Evaluating these derivatives is straight forward,

$$\left. \frac{1}{n!} \frac{n!}{(n-k)!} \left( x_1 + \cdots + x_k \right)^{n-k} \right|_{x_1=\cdots =x_k = 1}$$

$$\frac{k^{n-k}}{(n-k)!}$$

Let's now replace this more compact form of the convolution back into our series.

$$W(xe^x) = \sum_{k \ge 1} \frac{(-k)^{k-1}}{k!}\sum_{n \ge 1} \frac{k^{n-k}}{(n-k)!} x^n$$

Change order of summation and write in the binomial coefficient and clean up terms slightly,

$$W(xe^x) = \sum_{n \ge 1} -\frac{x^n}{n!} \sum_{k \ge 1} \binom{n}{k} (-1)^k k^{n-1} $$

Notice that because the binomial coefficient appears, the inner series is really only a finite sum since it forces the terms to 0 for $k>n$. Let's focus on this.

$$\sum_{k=1}^n \binom{n}{k} (-1)^k k^{n-1}$$

Similar to how we brought in the derivative for the multinomial series, we can think of the $k^{n-1}$ coming from an exponent on a variable $y$ that has been evaluated at 1.

$$\left. \sum_{k=1}^n \binom{n}{k} (-1)^k k^{n-1}y^k \right|_{y=1}$$ This time we need to multiply by $y$ after differentiating to keep the power at $k$.

$$\left. \left(y \frac{d}{dy} \right)^{n-1} \sum_{k=1}^n \binom{n}{k} (-1)^ky^k \right|_{y=1}$$

When $n=1$ there is no derivative taken, so the result is just $-1$ for this sum.

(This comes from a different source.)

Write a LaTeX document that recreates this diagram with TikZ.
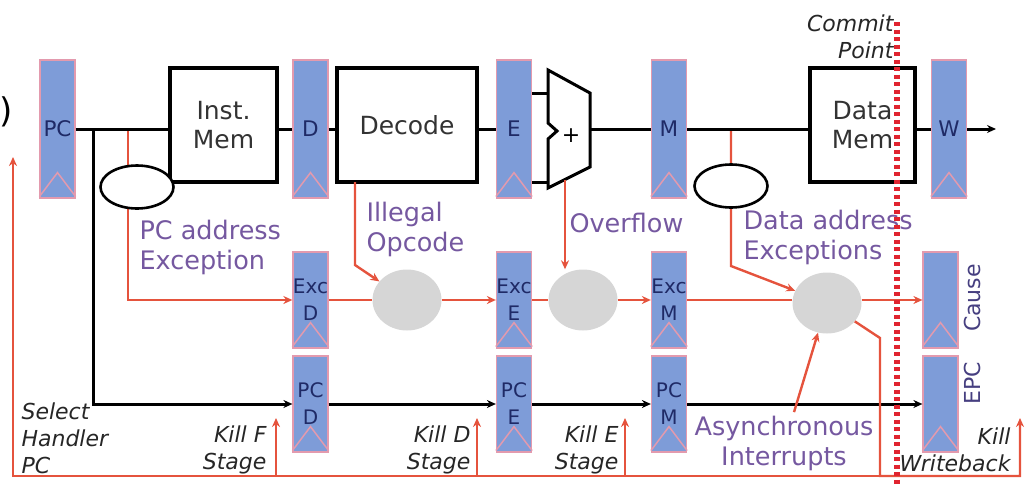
\documentclass[tikz,border=0pt]{standalone}
\usepackage{fontspec}
\setmainfont{DejaVu Sans}
\usetikzlibrary{
  positioning,
  shapes.geometric,        % ellipse ovals and blobs
  arrows.meta,             % stealth arrowheads
  calc,
  backgrounds              % wires running under the ovals
}
\definecolor{regblue}{HTML}{7E9CD8}
\definecolor{regedge}{HTML}{E39AAE}
\definecolor{regtxt}{HTML}{1F2A66}
\definecolor{exred}{HTML}{E5533D}
\definecolor{exlbl}{HTML}{7558A0}
\definecolor{blob}{HTML}{D6D6D6}
\definecolor{commitred}{HTML}{E0242F}

\begin{document}
\begin{tikzpicture}[
    x=1pt, y=-1pt,
    >={Stealth[length=9pt,width=8pt]},
    every node/.style={align=center},
    reg/.style={rectangle, fill=regblue, draw=regedge, line width=1.2pt,
                minimum width=35pt, inner sep=0pt, text=regtxt,
                font=\fontsize{21.5}{27}\selectfont},
    tallreg/.style={reg, minimum height=138pt},
    shortreg/.style={reg, minimum height=96pt, font=\fontsize{20}{27}\selectfont},
    unitbox/.style={rectangle, draw, line width=3.2pt, minimum height=114pt,
                    text=black!80, font=\fontsize{25}{29}\selectfont},
    oval/.style={ellipse, draw, line width=2.6pt, fill=white,
                 minimum width=73pt, minimum height=43pt},
    blobnode/.style={ellipse, fill=blob, minimum width=69pt, minimum height=61pt},
    wire/.style={line width=3pt},
    exwire/.style={exred, line width=2.4pt},
    exlabel/.style={text=exlbl, align=left, font=\fontsize{25.5}{30}\selectfont},
    note/.style={text=black!85, align=right, font=\fontsize{22}{27}\selectfont\itshape},
    sidetext/.style={rotate=90, text=regtxt!55!exlbl, font=\fontsize{22}{24}\selectfont},
    chev/.style={regedge, line width=1.5pt}
]
  \useasboundingbox (0,0) rectangle (1025,483);

  % pipeline registers
  \node[tallreg] (pc) at (57.5,129) {PC};
  \node[tallreg] (d)  at (310.5,129) {D};
  \node[tallreg] (e)  at (514,129) {E};
  \node[tallreg] (m)  at (669,129) {M};
  \node[tallreg] (w)  at (949,129) {W};

  \node[shortreg] (excd)  at (310.5,300) {Exc\\D};
  \node[shortreg] (exce)  at (514,300) {Exc\\E};
  \node[shortreg] (excm)  at (669,300) {Exc\\M};
  \node[shortreg] (cause) at (940.5,300) {};

  \node[shortreg] (pcd) at (310.5,404) {PC\\D};
  \node[shortreg] (pce) at (514,404) {PC\\E};
  \node[shortreg] (pcm) at (669,404) {PC\\M};
  \node[shortreg] (epc) at (940.5,404) {};

  \foreach \r in {pc,d,e,m,w,excd,exce,excm,cause,pcd,pce,pcm,epc}
    \draw[chev] ([yshift=2pt]\r.south west) -- ([yshift=26pt]\r.south)
                -- ([yshift=2pt]\r.south east);

  \node[sidetext] (causetxt) at (972,298) {Cause};
  \node[sidetext] (epctxt)   at (972,383) {EPC};

  % units
  \node[unitbox, minimum width=107pt] (imem)   at (223.5,125) {Inst.\\Mem};
  \node[unitbox, minimum width=140pt] (decode) at (407,125) {Decode};
  \node[unitbox, minimum width=105pt] (dmem)   at (862.5,125) {Data\\Mem};

  % adder
  \draw[wire, line join=miter] (548,70) -- (590,93) -- (590,167) -- (548,188)
        -- (548,139) -- (557,131) -- (548,123) -- cycle;
  \node[font=\fontsize{22}{24}\selectfont] (alu) at (571,136) {+};
  \coordinate (alua) at (548,93);
  \coordinate (alub) at (548,182);
  \coordinate (aluout) at (590,129);
  \coordinate (wout) at (996,129);

  % datapath
  \draw[wire] (pc.east) -- (pc.east -| imem.west);
  \draw[wire] (imem.east |- d.west) -- (d.west);
  \draw[wire] (d.east) -- (d.east -| decode.west);
  \draw[wire] (decode.east |- e.west) -- (e.west);
  \draw[wire] (e.east |- alua) -- (alua);
  \draw[wire] (e.east |- alub) -- (alub);
  \draw[wire] (aluout) -- (m.west);
  \draw[wire] (m.east) -- (m.east -| dmem.west);
  \draw[wire] (dmem.east |- w.west) -- (w.west);
  \draw[wire,->] (w.east) -- (wout);

  % exception sources
  \coordinate (pcj) at (93,129);
  \coordinate (pcx) at (128,129);
  \coordinate (dax) at (731,129);
  \coordinate (dabend) at (731,266);
  \coordinate (ill) at (355,182);
  \coordinate (illbend) at (355,265);
  \coordinate (ovf) at (565,180);

  \node[oval] (pcov) at (137,187) {};
  \node[oval] (daov) at (731,186) {};

  \node[blobnode] (g1) at (407,300) {};
  \node[blobnode] (g2) at (583,300) {};
  \node[blobnode] (g3) at (827,303) {};

  \begin{scope}[on background layer]
    \draw[exwire,->] (pcx) |- (excd.west);
    \draw[exwire,->] (dax) -- (dabend) -- (g3);
  \end{scope}
  \draw[exwire,->] (ill) -- (illbend) -- (g1);
  \draw[exwire,->] (ovf) -- (ovf |- g2.north);

  % exception row
  \draw[exwire] (excd.east) -- (g1);
  \draw[exwire,->] (g1) -- (exce.west);
  \draw[exwire] (exce.east) -- (g2);
  \draw[exwire,->] (g2) -- (excm.west);
  \draw[exwire] (excm.east) -- (excm.east -| g3.west);
  \draw[exwire,->] (g3.east |- cause.west) -- (cause.west);

  % pc row
  \draw[wire,->] (pcj) |- (pcd.west);
  \draw[wire,->] (pcd.east) -- (pce.west);
  \draw[wire,->] (pce.east) -- (pcm.west);
  \draw[wire,->] (pcm.east) -- (epc.west);

  % kill and handler lines
  \coordinate (bend) at (880,338);
  \coordinate (bot) at (880,476);
  \coordinate (sel) at (13,157);
  \coordinate (killf) at (276,418);
  \coordinate (killd) at (477,418);
  \coordinate (kille) at (625,418);
  \coordinate (killw) at (1020,418);
  \draw[exwire,->] (g3) -- (bend) -- (bot) -| (killw);
  \draw[exwire,->] (bot) -| (sel);
  \draw[exwire,->] (killf |- bot) -- (killf);
  \draw[exwire,->] (killd |- bot) -- (killd);
  \draw[exwire,->] (kille |- bot) -- (kille);

  \node[exlabel, anchor=west] (pcexc)   at (136,247) {PC address\\Exception};
  \node[exlabel, anchor=west] (illop)   at (363,229) {Illegal\\Opcode};
  \node[exlabel, anchor=west] (ovflow)  at (566,223) {Overflow};
  \node[exlabel, anchor=west] (daexc)   at (740,237) {Data address\\Exceptions};
  \node[exlabel, align=center] (async)  at (784,443) {Asynchronous\\Interrupts};
  \draw[exwire,->] ([xshift=10pt]async.north) -- (g3);

  % commit point
  \coordinate (cptop) at (897,22);
  \coordinate (cpbot) at (897,490);
  \draw[commitred, line width=5.5pt, dash pattern=on 4pt off 3.5pt] (cptop) -- (cpbot);

  \node[note, anchor=east] (commit) at (897,37) {Commit\\Point};
  \node[note, anchor=west, align=left] (select) at (18,438) {Select\\Handler\\PC};
  \node[note, anchor=east] (kfnote) at (270,450) {Kill F\\Stage};
  \node[note, anchor=east] (kdnote) at (474,450) {Kill D\\Stage};
  \node[note, anchor=east] (kenote) at (622,450) {Kill E\\Stage};
  \node[note, anchor=east] (kwnote) at (1014,450) {Kill\\Writeback};

  \node[font=\fontsize{34}{38}\selectfont, anchor=west, inner sep=0pt] (paren) at (-1,112) {)};
\end{tikzpicture}
\end{document}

For $n>1$ we can safely put in the $k=0$ constant term which gets removed by the derivative so that we can rewrite it now as a binomial expansion,

$$\left. \left(y \frac{d}{dy} \right)^{n-1} (1-y)^n \right|_{y=1}$$

Because we are taking only up to the $n-1$ derivative of $(1-y)^n$ there will always be a $(1-y)$ term in the product rule expansion. This means evaluating at $y=1$ forces all of these terms to $0$. This means the only surviving term was the $n=1$ term which gave $-1$, so we return to our series and find that it simplifies to,

$$W(xe^x) = x$$

Answer 4

You can use the Ramanujan master theorem which may not appear to converge, but does symbolically:

$$W(x)=\sum_{n=1}^\infty\frac{(-x)^n}{n!\Gamma(-n)}\int_0^\infty t^{-n-1}W(t)dt$$

$t\to W(t)$ with the incomplete gamma function:

$$\int_0^\infty t^{-n-1}W(t)dt=\int_0^\infty e^{-nt}t^{1-n}+e^{-nt}t^{-n}dt=(-n)^{n-2}(n\Gamma(1-n,t)+\Gamma(2-n,nt))^\infty_0=n^{n-2}\Gamma(1-n)$$

therefore:

$$W(x)=-\sum_{n=1}^\infty\frac{n^{n-2}\Gamma(1-n)(-x)^n}{\Gamma(-n)n!}=-\sum_{n=1}^\infty\frac{(-1)^nn^{n-1}x^n}{n!}$$

Answer 5

It can be easily derived by applying the Lagrange inversion formula to $ze^z$ as it satisfies all criterias of the Lagrange inversion theorem, i.e. $f(0)=0$ and $f'(0)$ is non zero.